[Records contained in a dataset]
++++++++++++++++++++
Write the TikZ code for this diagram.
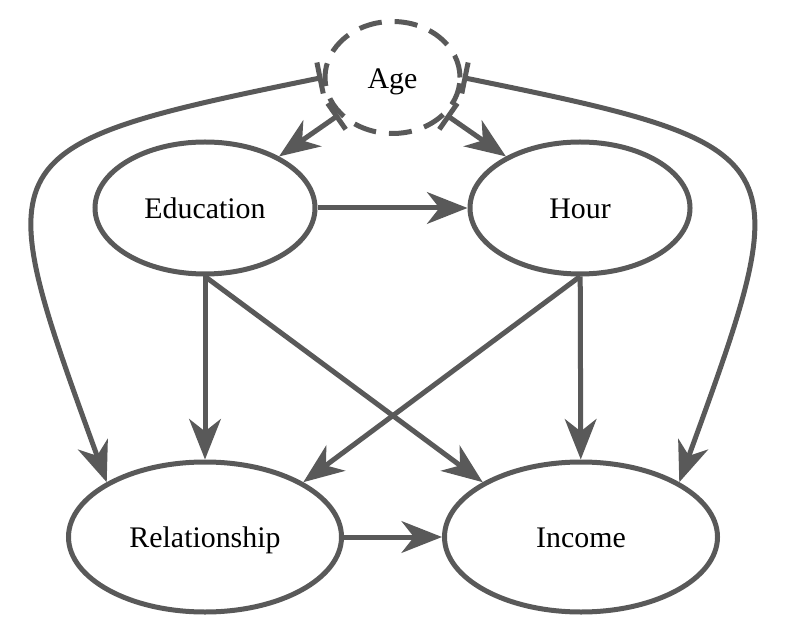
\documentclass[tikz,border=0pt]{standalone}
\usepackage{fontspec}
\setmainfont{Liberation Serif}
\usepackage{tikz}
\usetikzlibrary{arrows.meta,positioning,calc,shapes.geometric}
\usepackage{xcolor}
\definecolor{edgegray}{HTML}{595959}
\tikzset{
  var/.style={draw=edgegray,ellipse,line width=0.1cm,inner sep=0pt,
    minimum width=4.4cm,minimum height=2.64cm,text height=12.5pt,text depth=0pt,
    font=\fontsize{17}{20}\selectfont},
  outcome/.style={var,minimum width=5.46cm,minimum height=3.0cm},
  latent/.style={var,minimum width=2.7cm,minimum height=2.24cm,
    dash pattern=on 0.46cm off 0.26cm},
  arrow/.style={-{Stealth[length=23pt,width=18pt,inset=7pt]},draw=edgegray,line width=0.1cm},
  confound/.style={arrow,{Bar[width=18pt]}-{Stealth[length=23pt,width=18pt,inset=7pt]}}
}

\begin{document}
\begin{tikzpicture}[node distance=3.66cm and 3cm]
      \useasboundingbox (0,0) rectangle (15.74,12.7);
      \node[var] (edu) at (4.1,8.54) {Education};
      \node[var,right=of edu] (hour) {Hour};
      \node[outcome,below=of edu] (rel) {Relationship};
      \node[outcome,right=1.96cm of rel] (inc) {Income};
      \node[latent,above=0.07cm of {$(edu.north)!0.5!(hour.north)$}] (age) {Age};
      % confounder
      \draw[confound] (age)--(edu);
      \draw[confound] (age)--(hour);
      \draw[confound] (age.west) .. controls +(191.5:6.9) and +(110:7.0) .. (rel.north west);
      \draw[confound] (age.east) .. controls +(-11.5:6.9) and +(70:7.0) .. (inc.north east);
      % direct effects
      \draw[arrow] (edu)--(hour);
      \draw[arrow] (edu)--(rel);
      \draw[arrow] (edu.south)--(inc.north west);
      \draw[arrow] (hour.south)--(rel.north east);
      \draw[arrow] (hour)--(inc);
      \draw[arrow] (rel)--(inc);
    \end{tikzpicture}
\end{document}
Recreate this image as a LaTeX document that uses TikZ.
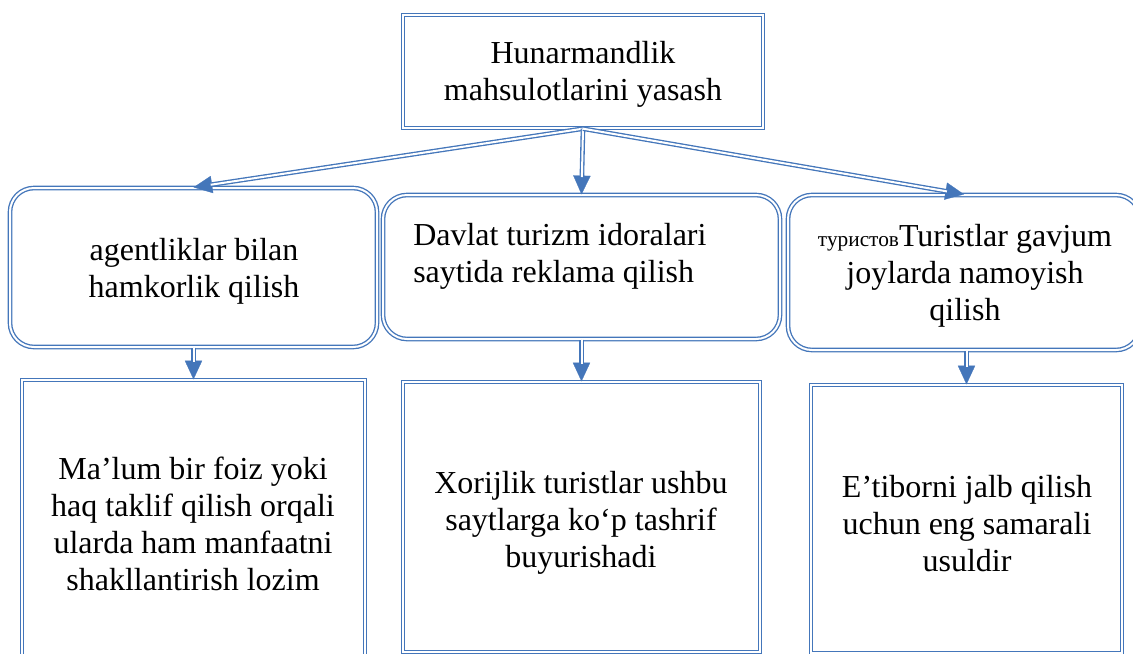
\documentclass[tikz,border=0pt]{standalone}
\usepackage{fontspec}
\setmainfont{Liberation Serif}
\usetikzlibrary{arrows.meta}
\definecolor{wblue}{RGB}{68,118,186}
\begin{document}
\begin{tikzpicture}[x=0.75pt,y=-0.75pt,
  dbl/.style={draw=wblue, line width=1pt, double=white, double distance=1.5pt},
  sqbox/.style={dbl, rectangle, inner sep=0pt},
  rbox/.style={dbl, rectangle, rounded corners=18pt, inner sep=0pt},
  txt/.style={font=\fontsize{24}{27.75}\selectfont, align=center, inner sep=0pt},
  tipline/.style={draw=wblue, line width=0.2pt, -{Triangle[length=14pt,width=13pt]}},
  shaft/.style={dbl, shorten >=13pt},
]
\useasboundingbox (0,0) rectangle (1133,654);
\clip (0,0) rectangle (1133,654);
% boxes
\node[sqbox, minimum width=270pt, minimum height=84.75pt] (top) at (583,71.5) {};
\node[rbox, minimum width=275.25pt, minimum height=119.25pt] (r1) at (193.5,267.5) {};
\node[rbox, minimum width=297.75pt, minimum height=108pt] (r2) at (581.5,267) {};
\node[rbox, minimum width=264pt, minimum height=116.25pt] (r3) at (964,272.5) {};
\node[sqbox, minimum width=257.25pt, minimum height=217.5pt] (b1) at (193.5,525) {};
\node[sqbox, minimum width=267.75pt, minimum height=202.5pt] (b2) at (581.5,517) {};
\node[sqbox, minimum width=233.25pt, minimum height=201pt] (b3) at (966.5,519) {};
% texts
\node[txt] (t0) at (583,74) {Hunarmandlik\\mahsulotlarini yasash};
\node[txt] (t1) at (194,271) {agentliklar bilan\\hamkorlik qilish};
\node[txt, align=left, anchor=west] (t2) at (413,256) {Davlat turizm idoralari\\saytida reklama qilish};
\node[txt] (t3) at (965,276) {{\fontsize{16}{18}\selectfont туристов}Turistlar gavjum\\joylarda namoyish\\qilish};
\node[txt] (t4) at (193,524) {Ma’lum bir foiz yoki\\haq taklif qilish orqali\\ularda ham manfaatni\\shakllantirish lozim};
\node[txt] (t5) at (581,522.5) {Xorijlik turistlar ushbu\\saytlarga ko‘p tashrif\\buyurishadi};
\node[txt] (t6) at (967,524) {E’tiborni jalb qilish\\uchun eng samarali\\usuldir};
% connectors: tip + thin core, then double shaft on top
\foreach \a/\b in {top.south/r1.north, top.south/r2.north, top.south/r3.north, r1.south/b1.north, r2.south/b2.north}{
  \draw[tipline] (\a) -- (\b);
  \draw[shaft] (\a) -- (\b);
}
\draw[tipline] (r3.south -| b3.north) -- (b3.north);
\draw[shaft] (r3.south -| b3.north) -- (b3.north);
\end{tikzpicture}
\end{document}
++++++++++++++++++++
Challenge: Any pictures should be dropped; transcribe the rest of the records above exactly.

Written solution:
Write the TikZ code for this diagram.
\documentclass[tikz,border=0pt]{standalone}
\usepackage{fontspec}
\setmainfont{Liberation Serif}
\usepackage{tikz}
\usetikzlibrary{arrows.meta,positioning,calc,shapes.geometric}
\usepackage{xcolor}
\definecolor{edgegray}{HTML}{595959}
\tikzset{
  var/.style={draw=edgegray,ellipse,line width=0.1cm,inner sep=0pt,
    minimum width=4.4cm,minimum height=2.64cm,text height=12.5pt,text depth=0pt,
    font=\fontsize{17}{20}\selectfont},
  outcome/.style={var,minimum width=5.46cm,minimum height=3.0cm},
  latent/.style={var,minimum width=2.7cm,minimum height=2.24cm,
    dash pattern=on 0.46cm off 0.26cm},
  arrow/.style={-{Stealth[length=23pt,width=18pt,inset=7pt]},draw=edgegray,line width=0.1cm},
  confound/.style={arrow,{Bar[width=18pt]}-{Stealth[length=23pt,width=18pt,inset=7pt]}}
}

\begin{document}
\begin{tikzpicture}[node distance=3.66cm and 3cm]
      \useasboundingbox (0,0) rectangle (15.74,12.7);
      \node[var] (edu) at (4.1,8.54) {Education};
      \node[var,right=of edu] (hour) {Hour};
      \node[outcome,below=of edu] (rel) {Relationship};
      \node[outcome,right=1.96cm of rel] (inc) {Income};
      \node[latent,above=0.07cm of {$(edu.north)!0.5!(hour.north)$}] (age) {Age};
      % confounder
      \draw[confound] (age)--(edu);
      \draw[confound] (age)--(hour);
      \draw[confound] (age.west) .. controls +(191.5:6.9) and +(110:7.0) .. (rel.north west);
      \draw[confound] (age.east) .. controls +(-11.5:6.9) and +(70:7.0) .. (inc.north east);
      % direct effects
      \draw[arrow] (edu)--(hour);
      \draw[arrow] (edu)--(rel);
      \draw[arrow] (edu.south)--(inc.north west);
      \draw[arrow] (hour.south)--(rel.north east);
      \draw[arrow] (hour)--(inc);
      \draw[arrow] (rel)--(inc);
    \end{tikzpicture}
\end{document}
Recreate this image as a LaTeX document that uses TikZ.
\documentclass[tikz,border=0pt]{standalone}
\usepackage{fontspec}
\setmainfont{Liberation Serif}
\usetikzlibrary{arrows.meta}
\definecolor{wblue}{RGB}{68,118,186}
\begin{document}
\begin{tikzpicture}[x=0.75pt,y=-0.75pt,
  dbl/.style={draw=wblue, line width=1pt, double=white, double distance=1.5pt},
  sqbox/.style={dbl, rectangle, inner sep=0pt},
  rbox/.style={dbl, rectangle, rounded corners=18pt, inner sep=0pt},
  txt/.style={font=\fontsize{24}{27.75}\selectfont, align=center, inner sep=0pt},
  tipline/.style={draw=wblue, line width=0.2pt, -{Triangle[length=14pt,width=13pt]}},
  shaft/.style={dbl, shorten >=13pt},
]
\useasboundingbox (0,0) rectangle (1133,654);
\clip (0,0) rectangle (1133,654);
% boxes
\node[sqbox, minimum width=270pt, minimum height=84.75pt] (top) at (583,71.5) {};
\node[rbox, minimum width=275.25pt, minimum height=119.25pt] (r1) at (193.5,267.5) {};
\node[rbox, minimum width=297.75pt, minimum height=108pt] (r2) at (581.5,267) {};
\node[rbox, minimum width=264pt, minimum height=116.25pt] (r3) at (964,272.5) {};
\node[sqbox, minimum width=257.25pt, minimum height=217.5pt] (b1) at (193.5,525) {};
\node[sqbox, minimum width=267.75pt, minimum height=202.5pt] (b2) at (581.5,517) {};
\node[sqbox, minimum width=233.25pt, minimum height=201pt] (b3) at (966.5,519) {};
% texts
\node[txt] (t0) at (583,74) {Hunarmandlik\\mahsulotlarini yasash};
\node[txt] (t1) at (194,271) {agentliklar bilan\\hamkorlik qilish};
\node[txt, align=left, anchor=west] (t2) at (413,256) {Davlat turizm idoralari\\saytida reklama qilish};
\node[txt] (t3) at (965,276) {{\fontsize{16}{18}\selectfont туристов}Turistlar gavjum\\joylarda namoyish\\qilish};
\node[txt] (t4) at (193,524) {Ma’lum bir foiz yoki\\haq taklif qilish orqali\\ularda ham manfaatni\\shakllantirish lozim};
\node[txt] (t5) at (581,522.5) {Xorijlik turistlar ushbu\\saytlarga ko‘p tashrif\\buyurishadi};
\node[txt] (t6) at (967,524) {E’tiborni jalb qilish\\uchun eng samarali\\usuldir};
% connectors: tip + thin core, then double shaft on top
\foreach \a/\b in {top.south/r1.north, top.south/r2.north, top.south/r3.north, r1.south/b1.north, r2.south/b2.north}{
  \draw[tipline] (\a) -- (\b);
  \draw[shaft] (\a) -- (\b);
}
\draw[tipline] (r3.south -| b3.north) -- (b3.north);
\draw[shaft] (r3.south -| b3.north) -- (b3.north);
\end{tikzpicture}
\end{document}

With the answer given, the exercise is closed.